One thing I liked: In concept, “advantage” is a great idea. In practice, if you allow a team to commit an extra seven fouls because you called “advantage,” it’s not really much of an advantage now is it? Yup, that happened.

One thing I didn’t like: VAR is all I write about anymore and it sucks. The first NER goal was called back for a foul which I thought was a good call — SAS was picked by Jalil Anibaba “buttchecking” him, which affected the play and the Revolution scored. How can you then go and VAR that and call off your own foul as a clear and obvious error? (I know how, you decide that the guy who you just warned prior to that corner kick to stop doing that did in fact foul someone but since a different guy scored you used VAR to somehow justify that it didn’t matter. But that’s just ridiculous). If you are so sure of a foul that you call it, why are you checking? And if that is the way you are going to ref, why don’t you then check the clear ball to hand inadvertent within the silhouette natural position not attempting to gain advantage handball PK you call on Delem later in the match, or the clear foul on Ruidíaz minutes later? For some reason, judgement calls matter only sometimes, and that is really frustrating. Thanks, Salazar.

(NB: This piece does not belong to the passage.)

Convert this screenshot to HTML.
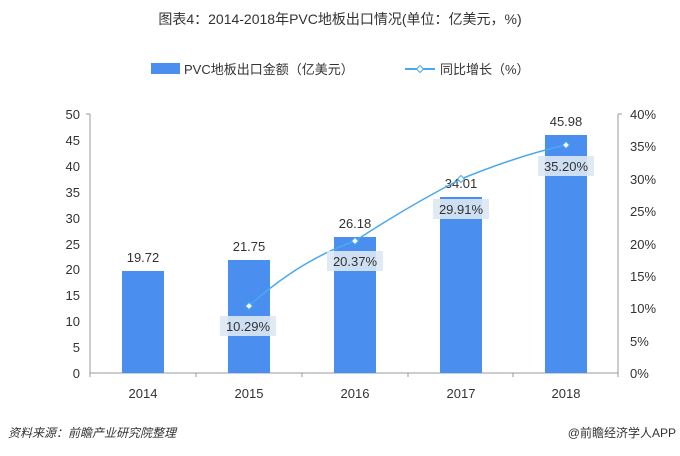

Going forward: I know it’s not a conspiracy, but how many penalties are going to be called on us? Seattle has somehow only earned three penalties all year (third least in MLS) while being fouled 322 times (third most, having played one and two games less than those higher). Oh, and we have committed the third least fouls in the league too. It doesn’t add up, it’s really frustrating, and it just seems referees are super anxious to call borderline stuff against this team; even when they don’t, VAR rushes in to do so.

New England Revolution MOTM

Newcomer Gustavo Bou scored a great go-ahead headed goal and had another big chance that Frei parried. Oh, and he played the initial ball into the box on scramble-goal. Great.

Midweek game against a team with an interim coach. Maybe it’s a “trap game” where Seattle wins going away. Worked in Houston.